Further, digital lenses cut their resolution much lower down the scale than large format lenses. I just tested my 150 Sironar S and the thing was extremely crisp at f45. Sorry, f22 wasn't any better.
That interesting! Is this the lens? http://www.bhphotovideo.com/c/product/43853-USA/Rodenstock_160702_150mm_f_5_6_Apo_Sironar_S_Lens.html
It does mention in the overview that the ideal Working Aperture Range is f/11 -22.
What's this lens like at F11?
My understanding is a manufacturer will optimise a lens to produce best results over a particular range of apertures which are likely to be the most useful in relation to the format of camera the lens is designed for.
As far as I know, we have not yet defeated the laws of diffraction, although we are apparently working on it, constructing artificial materials through processes of nanotechnology.
The essential problem with all such comparisons involving different formats of cameras, using different lenses which may also have different performance characteristics even at the same aperture, is reconciling the test methodology with the principle of "best tool for the job".

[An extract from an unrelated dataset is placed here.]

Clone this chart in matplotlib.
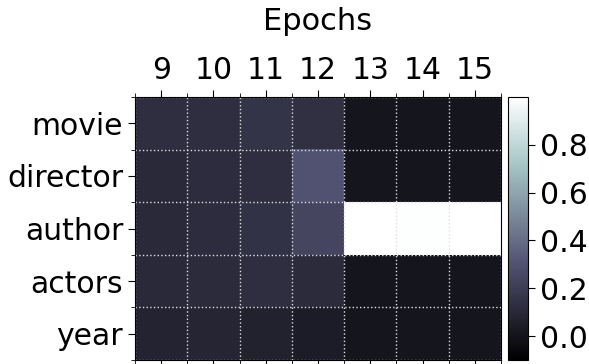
import matplotlib
matplotlib.use("Agg")
import matplotlib.pyplot as plt
import numpy as np

plt.rcParams.update({
    'font.size': 22,
    'xtick.labelsize': 21.5,
    'ytick.labelsize': 21.5,
    'axes.labelsize': 22,
})

# data
epochs = [9, 10, 11, 12, 13, 14, 15]
fields = ["movie", "director", "author", "actors", "year"]
movie = [0.13, 0.13, 0.16, 0.14, 0.01, 0.01, 0.01]
director = [0.11, 0.12, 0.13, 0.30, 0.01, 0.01, 0.01]
author = [0.11, 0.12, 0.15, 0.24, 1.00, 0.995, 1.00]
actors = [0.11, 0.115, 0.13, 0.115, 0.01, 0.01, 0.01]
year = [0.08, 0.085, 0.07, 0.045, 0.01, 0.01, 0.01]

values = np.array([movie, director, author, actors, year])

W, H = 589, 364
fig = plt.figure(figsize=(W / 100, H / 100), dpi=100)
ax = fig.add_axes([135 / W, 4 / H, 366 / W, 263 / H])
cax = fig.add_axes([508 / W, 4 / H, 20 / W, 263 / H])

im = ax.imshow(values, cmap='bone', vmin=-0.1, vmax=1.0, aspect='auto')

# epochs on top
ax.xaxis.tick_top()
ax.xaxis.set_label_position('top')
ax.set_xticks(np.arange(len(epochs)))
ax.set_xticklabels(epochs)
ax.set_yticks(np.arange(len(fields)))
ax.set_yticklabels(fields)
ax.set_xlabel("Epochs", labelpad=19)

# cell borders
ax.set_xticks(np.arange(-0.5, len(epochs), 1), minor=True)
ax.set_yticks(np.arange(-0.5, len(fields), 1), minor=True)
ax.grid(which='minor', color='#e0e0e0', linestyle=':', linewidth=1)
ax.tick_params(which='major', length=5)
ax.tick_params(which='minor', length=3)
ax.tick_params(axis='x', which='both', top=True, bottom=True)

cb = fig.colorbar(im, cax=cax)
cb.set_ticks([0.0, 0.2, 0.4, 0.6, 0.8])
cb.ax.tick_params(length=5)

fig.savefig("out.png", dpi=100)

It is a given, in the real world, that any good photographer will not only choose the particular format of camera that best suits his purposes, but also use his chosen format, and the selected lens that goes with it, in a way which produces the best results.
In my view, the purpose of these comparisons between different formats and types of cameras, is to learn in what circumstances
one format of camera may produce better results than the other.
Now it seems very clear to me, if the 8x10 format used at F32 cannot even closely match the resolution of the IQ180 used at F16, there's not much point in equalising DoF by using the 8x10 at F64. The differences would be even wider.
I think the results of this test are very clear, that in situations where a reasonably long DoF is desired, the IQ180 without a shadow of a doubt produces better image quality than 8x10 film (at least the film types in the test).
What is missing from this test is a comparison at the shallow end of DoF. For example the IQ180 at F2.8 versus the 8x10 format at F11 or F13. Would this situation favour the 8x10? Somehow, I doubt it, but it would be good to see a comparison, perhaps of a still-life taken in the studio.
I notice that Markus has rescanned the results at a higher resolution which has had the effect of narrowing the differences slightly, but not changing the over all conclusion.